All lines in which the word "diagram" occurs are to be extracted.
** Start Extracted material **
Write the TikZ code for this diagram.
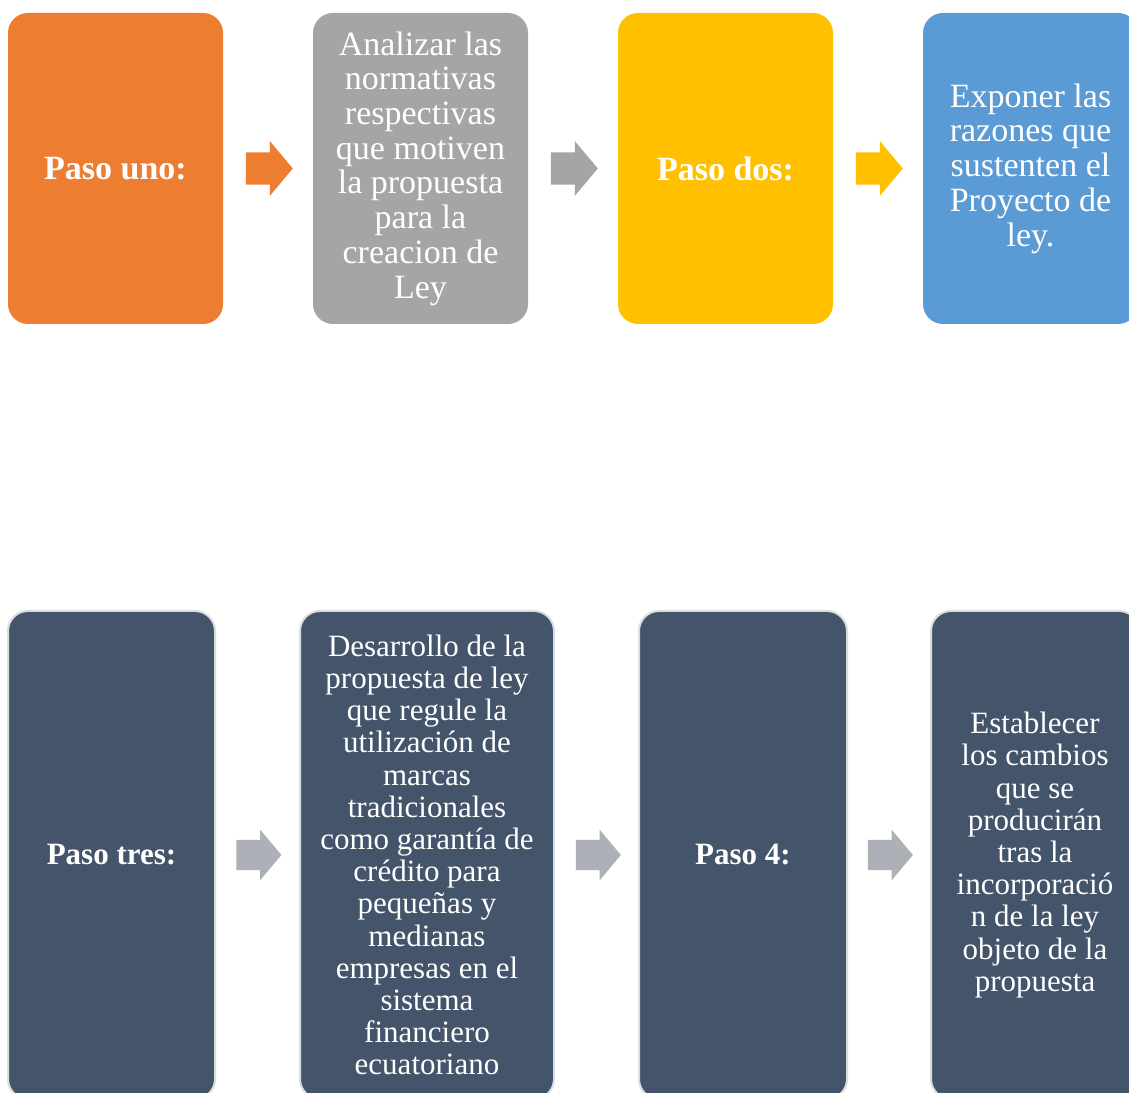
\documentclass[tikz,border=0pt]{standalone}
\usepackage{fontspec}
\setmainfont{Liberation Serif}
\usetikzlibrary{shapes.arrows,calc}
\definecolor{cOrange}{HTML}{ED7D31}
\definecolor{cGray}{HTML}{A5A5A5}
\definecolor{cGold}{HTML}{FFC000}
\definecolor{cBlue}{HTML}{5B9BD5}
\definecolor{cSlate}{HTML}{44546A}
\definecolor{cEdge}{HTML}{DADCDF}
\definecolor{cLtArrow}{HTML}{ADB0B7}
\tikzset{
  topbox/.style={rectangle, rounded corners=20pt, inner sep=2pt, text=white,
    minimum width=215pt, minimum height=311pt, align=center,
    font=\fontsize{34}{34.7}\selectfont},
  botbox/.style={rectangle, rounded corners=20pt, inner sep=2pt, text=white,
    fill=cSlate, draw=cEdge, line width=2pt, minimum height=488pt, align=center,
    font=\fontsize{31}{32.2}\selectfont},
  toparrow/.style={single arrow, single arrow head extend=11pt, single arrow tip angle=100,
    minimum height=47pt, minimum width=54pt, inner xsep=0pt, inner ysep=16pt, draw=none},
  botarrow/.style={single arrow, single arrow head extend=10pt, single arrow tip angle=100,
    minimum height=45pt, minimum width=50pt, inner xsep=0pt, inner ysep=15pt, draw=none, fill=cLtArrow},
}
\begin{document}
\begin{tikzpicture}[x=1pt,y=1pt]
\useasboundingbox (0,0) rectangle (1129,1092);
\clip (0,0) rectangle (1129,1092);
\fill[white] (0,0) rectangle (1129,1092);
% top row
\node[topbox, fill=cOrange] (b1) at (115.5,923.5) {\textbf{Paso uno:}};
\node[topbox, fill=cGray] (b2) at (420.5,923.5) {Analizar las\\normativas\\respectivas\\que motiven\\la propuesta\\para la\\creacion de\\Ley};
\node[topbox, fill=cGold] (b3) at (725.5,923.5) {\textbf{Paso dos:}};
\node[topbox, fill=cBlue] (b4) at (1030.5,923.5) {Exponer las\\razones que\\sustenten el\\Proyecto de\\ley.};
\node[toparrow, fill=cOrange] (a1) at ($(b1.east)!0.5!(b2.west)+(-5.5,0)$) {};
\node[toparrow, fill=cGray] (a2) at ($(b2.east)!0.5!(b3.west)+(-5.5,0)$) {};
\node[toparrow, fill=cGold] (a3) at ($(b3.east)!0.5!(b4.west)+(-5.5,0)$) {};
% bottom row
\node[botbox, minimum width=207pt] (b5) at (111.5,237) {\textbf{Paso tres:}};
\node[botbox, minimum width=254pt] (b6) at (427,237) {Desarrollo de la\\propuesta de ley\\que regule la\\utilización de\\marcas\\tradicionales\\como garantía de\\crédito para\\pequeñas y\\medianas\\empresas en el\\sistema\\financiero\\ecuatoriano};
\node[botbox, minimum width=208pt] (b7) at (743,237) {\textbf{Paso 4:}};
\node[botbox, minimum width=208pt] (b8) at (1035,237) {Establecer\\los cambios\\que se\\producirán\\tras la\\incorporació\\n de la ley\\objeto de la\\propuesta};
\node[botarrow] (a4) at ($(b5.east)!0.5!(b6.west)+(-5,0)$) {};
\node[botarrow] (a5) at ($(b6.east)!0.5!(b7.west)+(-4.5,0)$) {};
\node[botarrow] (a6) at ($(b7.east)!0.5!(b8.west)+(-5,0)$) {};
\end{tikzpicture}
\end{document}
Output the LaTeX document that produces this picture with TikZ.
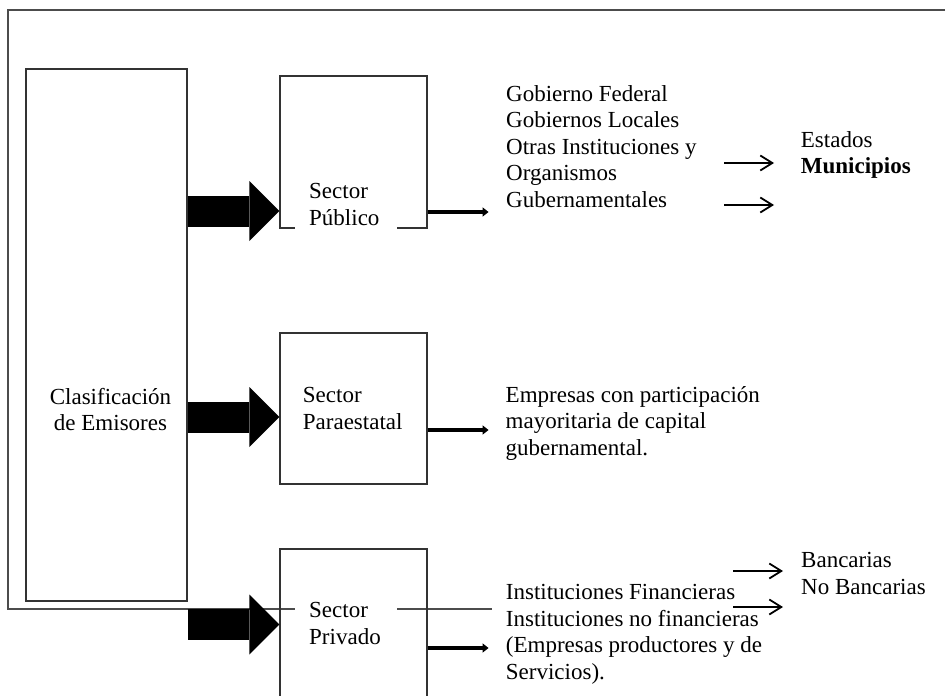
\documentclass[tikz,border=0pt]{standalone}
\usepackage{fontspec}
\setmainfont{Liberation Serif}
\usetikzlibrary{arrows.meta}
\begin{document}
\begin{tikzpicture}[x=1pt,y=-1pt,
  every node/.style={font=\fontsize{23}{26.5}\selectfont},
  box/.style={draw=black!80,line width=1.1pt},
  txt/.style={anchor=north west,align=left,inner sep=0pt},
  sectxt/.style={anchor=north west,align=left,fill=white,text width=74pt,inner xsep=14pt,inner ysep=6pt},
  blockarrow/.style={-{Triangle[length=30pt,width=60pt,line width=0pt]},line width=31pt},
  outarrow/.style={-{Triangle[length=6pt,width=9pt]},line width=4pt},
  subarrow/.style={-{Straight Barb[length=12pt,width=15pt]},line width=1.8pt}]
\useasboundingbox (0,0) rectangle (948,696);
% outer frame
\draw[black!70,line width=1.1pt] (945,10) -- (8,10) -- (8,609) -- (492,609);
\node[box,minimum width=161pt,minimum height=532pt] (clasif) at (106.5,335) {};
\node[align=center,inner sep=0pt,anchor=north] (clasiftxt) at (110.5,388) {Clasificación\\de Emisores};
\node[box,minimum width=147pt,minimum height=152pt] (pub) at (353.5,152) {};
\node[box,minimum width=147pt,minimum height=151pt] (para) at (353.5,408.5) {};
\node[box,minimum width=147pt,minimum height=151pt] (priv) at (353.5,624.5) {};
\node[sectxt] (publbl) at (295,177.5) {Sector\\Público};
\node[txt] (paralbl) at (302.7,387.5) {Sector\\Paraestatal};
\node[sectxt] (privlbl) at (295,596.5) {Sector\\Privado};
\node[txt] (pubtxt) at (506,85.3) {Gobierno Federal\\Gobiernos Locales\\Otras Instituciones y\\Organismos\\Gubernamentales};
\node[txt] (edotxt) at (800.7,131.3) {Estados\\\textbf{Municipios}};
\node[txt] (paratxt) at (505.5,386.3) {Empresas con participación\\mayoritaria de capital\\gubernamental.};
\node[txt] (privtxt) at (505.7,584.3) {Instituciones Financieras\\Instituciones no financieras\\(Empresas productores y de\\Servicios).};
\node[txt] (bantxt) at (801,552.3) {Bancarias\\No Bancarias};
% big arrows into each sector
\coordinate (pubin) at ([yshift=-59pt]pub.west);
\coordinate (parain) at ([yshift=-8.5pt]para.west);
\draw[blockarrow] (clasif.east |- pubin) -- (pubin);
\draw[blockarrow] (clasif.east |- parain) -- (parain);
\draw[blockarrow] (clasif.east |- priv.west) -- (priv.west);
% out of each sector
\draw[outarrow] ([yshift=-60pt]pub.east) -- +(61,0);
\draw[outarrow] ([yshift=-21.5pt]para.east) -- +(61,0);
\draw[outarrow] ([yshift=-23.5pt]priv.east) -- +(61,0);
% sub-classes
\coordinate (est1) at (724,163);
\coordinate (est2) at (724,205);
\coordinate (ban1) at (733,571);
\coordinate (ban2) at (733,607);
\draw[subarrow] (est1) -- +(50,0);
\draw[subarrow] (est2) -- +(50,0);
\draw[subarrow] (ban1) -- +(50,0);
\draw[subarrow] (ban2) -- +(50,0);
\end{tikzpicture}
\end{document}
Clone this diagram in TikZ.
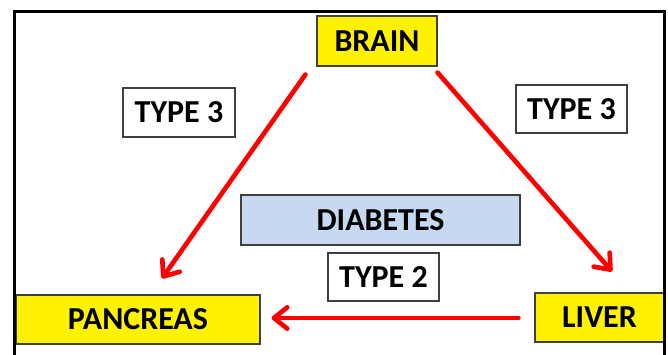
\documentclass[tikz,border=0pt]{standalone}
\usepackage{fontspec}
\setmainfont{Carlito}
\usetikzlibrary{positioning, arrows.meta, calc}
\definecolor{boxblue}{RGB}{198,217,241}
\definecolor{boxedge}{RGB}{64,64,64}

\begin{document}
\begin{tikzpicture}[x=0.75pt, y=-0.75pt,
        >={Straight Barb[length=10pt, width=16pt, line cap=round, line join=round]},
        every node/.style={font=\fontsize{24}{28}\selectfont\bfseries},
        organ/.style={draw=boxedge, line width=0.9pt, fill=yellow, inner sep=0pt},
        typebox/.style={draw=boxedge, line width=0.9pt, fill=white, inner sep=0pt},
        link/.style={->, red, line width=3.5pt, line cap=round}]
      \useasboundingbox (0,0) rectangle (668,354);

      % Organs
      \node[organ, minimum width=90pt, minimum height=37.5pt] (brain) at (377,41) {BRAIN};
      \node[organ, minimum width=183pt, minimum height=36.75pt] (pancreas) at (138,319.5) {PANCREAS};
      \node[organ, minimum width=96.75pt, minimum height=36.75pt] (liver) at (599.5,317.5) {LIVER};

      % Centre label
      \node[draw=boxedge, line width=0.9pt, fill=boxblue, inner sep=0pt, minimum width=209.25pt, minimum height=37.5pt] (diabetes) at (380.5,220) {DIABETES};

      % Type labels
      \node[typebox, minimum width=84pt, minimum height=36.75pt] (typeL) at (179,112.5) {TYPE 3};
      \node[typebox, minimum width=83.25pt, minimum height=36pt] (typeR) at (571.5,109) {TYPE 3};
      \node[typebox, minimum width=83.25pt, minimum height=36pt] (typeB) at (383.5,277) {TYPE 2};

      % Links
      \draw[link] ($(brain.south west)+(-11,8)$) -- ($(pancreas.north)+(24,-16)$);
      \draw[link] ($(brain.south east)+(0,6)$) -- ($(liver.north)+(12.5,-21)$);
      \draw[link] ($(liver.west)+(-16,0.5)$) -- ($(liver.west -| pancreas.east)+(11,0.5)$);

      % Outer frame
      \draw[line width=2.25pt] (14,370) -- (14,11) -- (664,11) -- (664,370);
    \end{tikzpicture}
\end{document}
** End Extracted material **
__The result__:
Write the TikZ code for this diagram.
Clone this diagram in TikZ.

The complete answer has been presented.